At this point, the message queueing recovered, and the TIS ESR components resumed normal operation. However, TIS data changes between the initial error (7:36AM) and this point (roughly 2:00PM) would not have been processed into files for uptake by ESR.
It was decided to ‘rewind’ Maxwell, the component which monitors database-level changes within TCS to publish CDC messages to RabbitMQ. This meant finding the statement sequence(?) timestampvalue from the MySQL binary data logs from at or just before the error occurred, and resetting the Maxwell ‘maxwell.positions’ configuration value to this point. This change must be made with the ESR-Data_exporter component temporarily stopped (?). Maxwell was hence replayed from 6:25AM, with an understanding that this would result in some duplication of messaging for changes occurring between 6:25AM and 7:36AM (when the original error was triggered), and intermittently between 2:00PM and 2:30PM during which time some message processing might occur.
No errors were noted for the Maxwell rewind and replay, and cursory examination of logs and MongoDB ESR Audit records seemed to indicate everything was operating correctly.
Follow-up action items were scoped to fully confirm that all TCS data changes for the day were correctly written to ESR export files.
Problem classed as resolved.
[ Liban Hirey (Unlicensed) I know there was a bit of work to redeploy(?) the container since SSH wasn’t working properly - I’m not sure if that was relevant to the fire-fire issue, or if it warrants another write-up?]
changed the CDC config to point to the new vhost
…
…
decided to reset Maxwell to this 06:25 this morning and replay (ensuring we don't miss processing changes, but introducing the smaller risk of creating duplicates created between 06.25 and when the vhost went down (07.36 - when AmazonMQ started erroring?)
…
…
stopped and restarted CDC (several times)
…
…
problem classed as resolved
...
Timeline
: 07:26 - 406 Channel shutdown errors on #sentry-esr.
: 09:11 - began investigating seriousness of these alerts.
: 12:35 - identified RabbitMQ virtual host as the blocker to getting ESR up and running again.
: 12:58 - reviewed Confluence docs.
: 13:06 - fire-fire called.
: 13:09 - 2hr fire-fire call with Liban Hirey (Unlicensed) driving.
: 14:40 - standard schedule of ESR file processing resumed successfully.
Root Cause(s)
...
The RabbitMQ vhost became corrupted and was unable to be restarted.

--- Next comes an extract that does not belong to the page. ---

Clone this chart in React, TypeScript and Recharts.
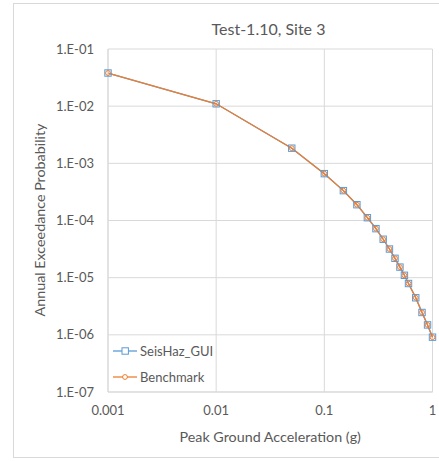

We have opened a support ticket with AWS and are currently awaiting a response from them to verify if anything happened on their side.
...
Action Items
Action Items | Owner |
---|---|
Open a ticket with AWS to see if anything happened on their side | |
Check files in S3 | |
Check applicants and notifications created today and match them up against the transactions | |
JFDI a cluster | |
Move to a service managed by AMQP/Rabbit specialists (https://www.cloudamqp.com/)? |
...
Sentry alerts were the only detection we had.
Still not really enough knowledge / confidence in the wider team with the ESR services.
The whole team were, however, quick to muck in and try to logically work through the fire-fire, despite the absence of Joseph (Pepe) Kelly Andy Dingley and John Simmons (Deactivated) (and others).
Team found it difficult to determine the implications of the failure, and therefore the priority of the response.
We have two tech leads that flagrantly flout the rules of booked annual leave! Many thanks, guys.
Do we feel that this was an edge case one-off failure, or is it an indication that we need to proactively encourage the team to become more familiar with the ESR services?